Sebelumnya, Menteri Koordinator Bidang Perekonomian, Airlangga Hartarto, mengungkapkan alasan yang mendasari kenaikan tarif pajak pertambahan nilai (PPN) menjadi 12 persen adalah untuk mendukung program unggulan Presiden Prabowo Subianto yakni MBG.
“Di samping itu penting juga untuk berbagai program infrastruktur pendidikan, kesehatan, perlindungan sosial, dan juga program terkait dengan makan bergizi,” katanya.
Selain dari penambahan PPN, Prabowo juga melakukan efisiensi anggaran untuk seluruh jajaran pemerintah pusat dan daerah. Perintah ini diungkapkan dalam bentuk Instruksi Presiden RI nomor 1/2025 tentang Efisiensi Belanja dalam Pelaksanaan APBN dan APBD. Efisiensi anggaran ini pun disetujui melalui Surat Menteri Keuangan Nomor S-37/MK.02/2025.
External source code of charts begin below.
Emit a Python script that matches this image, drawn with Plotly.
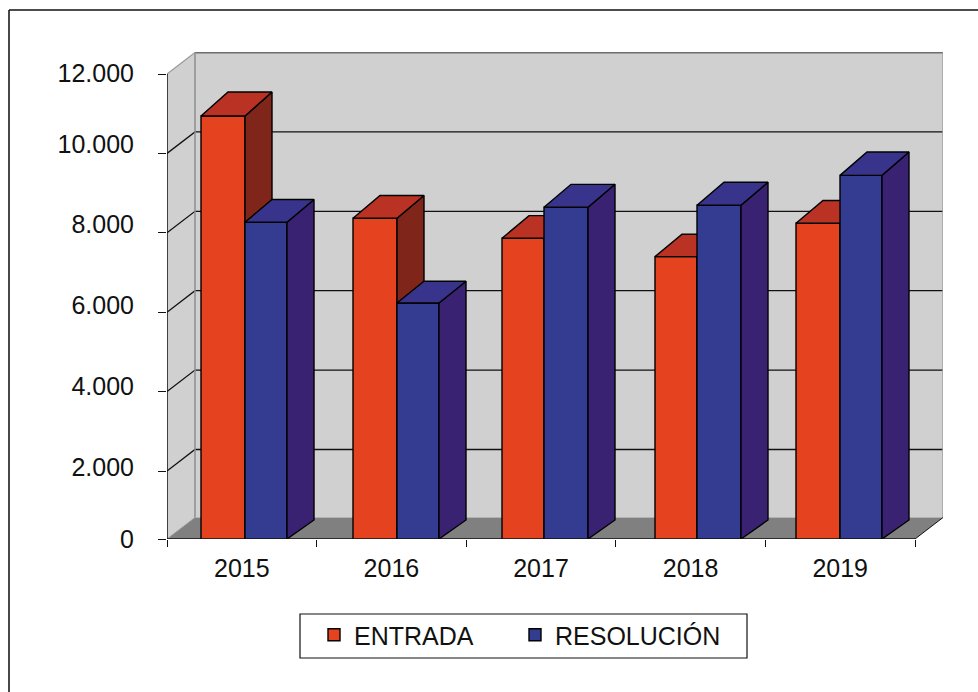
import plotly.graph_objects as go

YEARS = ["2015", "2016", "2017", "2018", "2019"]
ENTRADA = [10942, 8365, 7862, 7400, 8240]
RESOLUCION = [8265, 6230, 8642, 8693, 9446]
Y_TICKS = [12000, 10000, 8000, 6000, 4000, 2000]
Y_LABELS = ["12.000", "10.000", "8.000", "6.000", "4.000", "2.000", "0"]
Y_LABEL_PX = [73, 144, 224, 305, 386, 467, 539]
DIVIDER_PX = [245, 397, 544, 697, 840]
RED_W_PX = [44, 44, 42, 42, 44]
BLUE_W_PX = [42, 42, 44, 44, 42]

FONT = "Liberation Sans, Arial, sans-serif"
W, H = 978, 692
L, R, T, B = 167, 943, 52, 539
CAT_PX = 149.6
PX_PER_UNIT = 79.4 / 2000
V0 = 12000 - (B - 74) / PX_PER_UNIT
VMAX = 12000 + (74 - T) / PX_PER_UNIT
WALL_DX = 28 / CAT_PX
XMAX = 5 + WALL_DX
WALL_DY = 21.5 / PX_PER_UNIT
BAR_DX = 27 / CAT_PX
BAR_BASE_DY = 19 / PX_PER_UNIT
RED, RED_TOP, RED_SIDE = "#E5431F", "#B93223", "#7F2519"
BLUE, BLUE_TOP, BLUE_SIDE = "#343C92", "#38348C", "#3A2272"


def px_to_v(py):
    return 12000 - (py - 74) / PX_PER_UNIT


def back_v(v):
    return V0 + BAR_BASE_DY + (v - V0) * 1.012


def paper_x(px):
    return (px - L) / (R - L)


def paper_y(py):
    return (B - py) / (B - T)


centers = [i + 0.5 for i in range(5)]
dividers = [(p - L) / CAT_PX for p in DIVIDER_PX]
red_w = [p / CAT_PX for p in RED_W_PX]
blue_w = [p / CAT_PX for p in BLUE_W_PX]


def faces(values, lefts, widths, side_col, top_col, xa, ya):
    out = []
    for v, xl, w in zip(values, lefts, widths):
        xr = xl + w
        bv = back_v(v)
        out.append(go.Scatter(
            x=[xr, xr + BAR_DX, xr + BAR_DX, xr, xr],
            y=[V0, back_v(V0), bv, v, V0],
            fill="toself", fillcolor=side_col, mode="lines",
            line=dict(color="black", width=1.4), showlegend=False,
            hoverinfo="skip", xaxis=xa, yaxis=ya))
        out.append(go.Scatter(
            x=[xl, xl + BAR_DX, xr + BAR_DX, xr, xl],
            y=[v, bv, bv, v, v],
            fill="toself", fillcolor=top_col, mode="lines",
            line=dict(color="black", width=1.4), showlegend=False,
            hoverinfo="skip", xaxis=xa, yaxis=ya))
    return out


fig = go.Figure()
red_left = [d - w for d, w in zip(dividers, red_w)]
blue_left = dividers
red_off = [l - c for l, c in zip(red_left, centers)]
blue_off = [l - c for l, c in zip(blue_left, centers)]

fig.add_trace(go.Bar(
    x=centers, y=ENTRADA, name="ENTRADA", width=red_w, offset=red_off, legendwidth=156,
    marker=dict(color=RED, line=dict(color="black", width=1.4)), xaxis="x", yaxis="y"))
for tr in faces(ENTRADA, red_left, red_w, RED_SIDE, RED_TOP, "x", "y"):
    fig.add_trace(tr)
fig.add_trace(go.Bar(
    x=centers, y=RESOLUCION, name="RESOLUCIÓN", width=blue_w, offset=blue_off, legendwidth=190,
    marker=dict(color=BLUE, line=dict(color="black", width=1.4)), xaxis="x2", yaxis="y2"))
for tr in faces(RESOLUCION, blue_left, blue_w, BLUE_SIDE, BLUE_TOP, "x2", "y2"):
    fig.add_trace(tr)

wall_bottom = V0 + WALL_DY
wall_top = 12000 + WALL_DY
shapes = []
shapes.append(dict(type="rect", x0=WALL_DX, x1=XMAX, y0=wall_bottom, y1=wall_top,
                   fillcolor="#D0D0D0", line=dict(width=0), layer="below"))
shapes.append(dict(type="path",
                   path=f"M0,{V0} L{WALL_DX},{wall_bottom} L{WALL_DX},{wall_top} L0,12000 Z",
                   fillcolor="#D0D0D0", line=dict(width=0), layer="below"))
shapes.append(dict(type="path",
                   path=f"M0,{V0} L5,{V0} L{XMAX},{wall_bottom} L{WALL_DX},{wall_bottom} Z",
                   fillcolor="#808080", line=dict(width=0), layer="below"))
for v in Y_TICKS[1:]:
    shapes.append(dict(type="path",
                       path=f"M0,{v} L{WALL_DX},{v + WALL_DY} L{XMAX},{v + WALL_DY}",
                       line=dict(color="#111111", width=1.3), layer="below"))
shapes.append(dict(type="line", x0=WALL_DX, x1=XMAX, y0=wall_top, y1=wall_top,
                   line=dict(color="#6E6E6E", width=2), layer="below"))
shapes.append(dict(type="line", x0=WALL_DX, x1=WALL_DX, y0=wall_bottom, y1=wall_top,
                   line=dict(color="#8E8E8E", width=1.5), layer="below"))
shapes.append(dict(type="line", x0=XMAX, x1=XMAX, y0=wall_bottom, y1=wall_top,
                   line=dict(color="#A0A0A0", width=1.5), layer="below"))
shapes.append(dict(type="line", x0=0, x1=WALL_DX, y0=12000, y1=wall_top,
                   line=dict(color="#9A9A9A", width=1.2), layer="below"))
shapes.append(dict(type="line", x0=0, x1=WALL_DX, y0=V0, y1=wall_bottom,
                   line=dict(color="#9A9A9A", width=1), layer="below"))
shapes.append(dict(type="line", x0=5, x1=XMAX, y0=V0, y1=wall_bottom,
                   line=dict(color="#111111", width=1), layer="above"))
for sh in shapes:
    sh["xref"] = "x"
    sh["yref"] = "y"
shapes.append(dict(type="line", xref="paper", yref="paper",
                   x0=paper_x(9), x1=paper_x(9), y0=paper_y(10), y1=paper_y(692),
                   line=dict(color="#333333", width=1.8)))
shapes.append(dict(type="line", xref="paper", yref="paper",
                   x0=paper_x(9), x1=paper_x(978), y0=paper_y(10), y1=paper_y(10),
                   line=dict(color="#111111", width=1.5)))
shapes.append(dict(type="rect", xref="paper", yref="paper",
                   x0=paper_x(300), x1=paper_x(747), y0=paper_y(614), y1=paper_y(658),
                   line=dict(color="#111111", width=1.2)))

fig.update_layout(
    width=W, height=H, autosize=False,
    margin=dict(l=L, r=W - R, t=T, b=H - B, pad=0),
    paper_bgcolor="white", plot_bgcolor="rgba(0,0,0,0)",
    barmode="overlay", shapes=shapes,
    font=dict(family=FONT, size=25, color="#111111"),
    xaxis=dict(range=[0, XMAX], tickmode="array", tickvals=centers,
               ticktext=YEARS, ticks="", showgrid=False, zeroline=False,
               showline=False, ticklabelstandoff=12,
               minor=dict(tickmode="array", tickvals=list(range(6)), ticks="outside",
                          ticklen=7, tickwidth=1.3, tickcolor="#111111", showgrid=False)),
    yaxis=dict(range=[V0, VMAX], tickmode="array",
               tickvals=[px_to_v(p) for p in Y_LABEL_PX], ticktext=Y_LABELS,
               ticks="", showgrid=False, zeroline=False, showline=False,
               ticklabelstandoff=32,
               minor=dict(tickmode="array", tickvals=Y_TICKS + [V0], ticks="outside",
                          ticklen=8, tickwidth=1.3, tickcolor="#111111", showgrid=False)),
    xaxis2=dict(range=[0, XMAX], overlaying="x", anchor="y2", visible=False),
    yaxis2=dict(range=[V0, VMAX], overlaying="y", anchor="x2", visible=False),
    legend=dict(orientation="h", x=paper_x(314), y=paper_y(612), xanchor="left", yanchor="top",
                bgcolor="rgba(0,0,0,0)",
                borderwidth=0, font=dict(family=FONT, size=25, color="#111111"),
                traceorder="normal", itemclick=False, itemdoubleclick=False),
)
fig.add_shape(type="line", xref="x", yref="y", x0=0, x1=5, y0=V0, y1=V0,
              line=dict(color="#111111", width=1.5), layer="above")
fig.add_shape(type="line", xref="x", yref="y", x0=0, x1=0, y0=V0, y1=12000,
              line=dict(color="#111111", width=1.5), layer="above")

fig.write_html("out.html", config={"displayModeBar": False},
               post_script="document.body.style.margin='0';document.body.style.overflow='hidden';")
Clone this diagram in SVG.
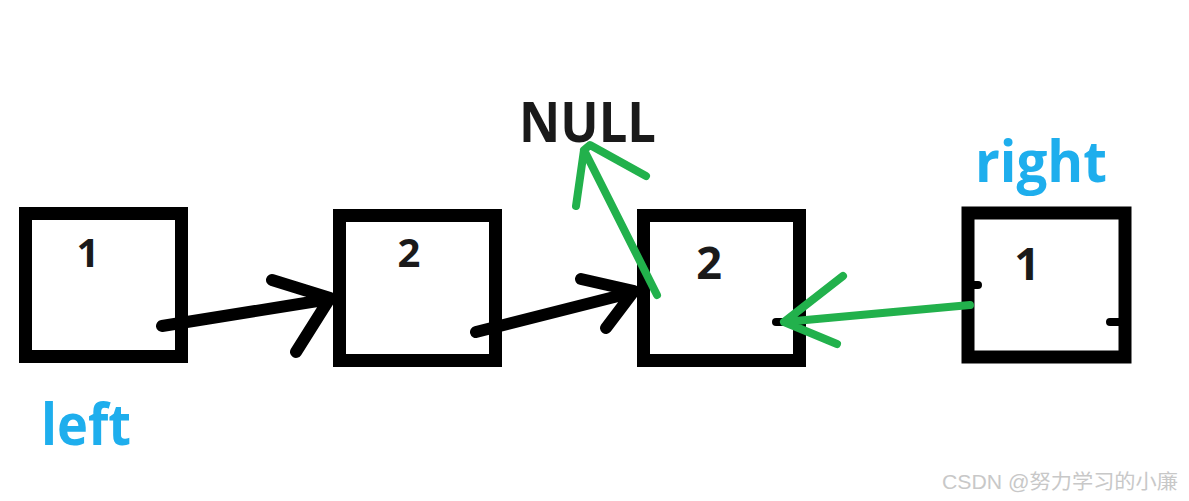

Dua kebijakan tersebut saat ini menuai polemik dari masyarakat. Hal tersebut juga ditanggapi oleh Edy Wuryanto yang menjadi anggota DPR RI dari dapil Jateng 3 (Kabupaten Blora, Pati, Grobogan, Rembang). Ia menyebut efisiensi anggaran ini dilakukan untuk menghindari perilaku boros dan dananya akan dialihkan untuk hal-hal yang lebih produktif dan bermanfaat.
“Kalau soal efisiensi anggaran dengan program MBG ini sebenarnya tidak berkorelasi langsung. Pasti pemerintah dengan kondisi APBN seperti sekarang, pasti ingin melakukan efisiensi. Kita tahu lah birokrasi kita masih boros,” ucap Edy di Jakarta baru-baru ini.
Lebih lanjut, Edy mengatakan bahwa semua kebijakan yang dibuat tentu sudah dipikirkan secara matang oleh presiden. Namun, anggaran yang dipangkas dinilai terlalu besar dan menurutnya justru membuat banyak masyarakat kaget.
“Ini sebenarnya (efisiensi anggaran) adalah hal yang biasa. Hanya saja, pemotongannya terlalu besar sehingga mengagetkan. Birokrasi sudah dalam fase nyaman, lalu diubah dengan efisiensi, ini unusual. Pasti banyak lah yang berontak,” katanya.
Edy kemudian membandingkan kebiasaan di luar negeri dengan di Indonesia. Menurutnya, di Indonesia jika ada pertemuan pasti akan tersedia konsumsi seperti kopi atau makanan, sementara di luar negeri sama sekali tidak ada.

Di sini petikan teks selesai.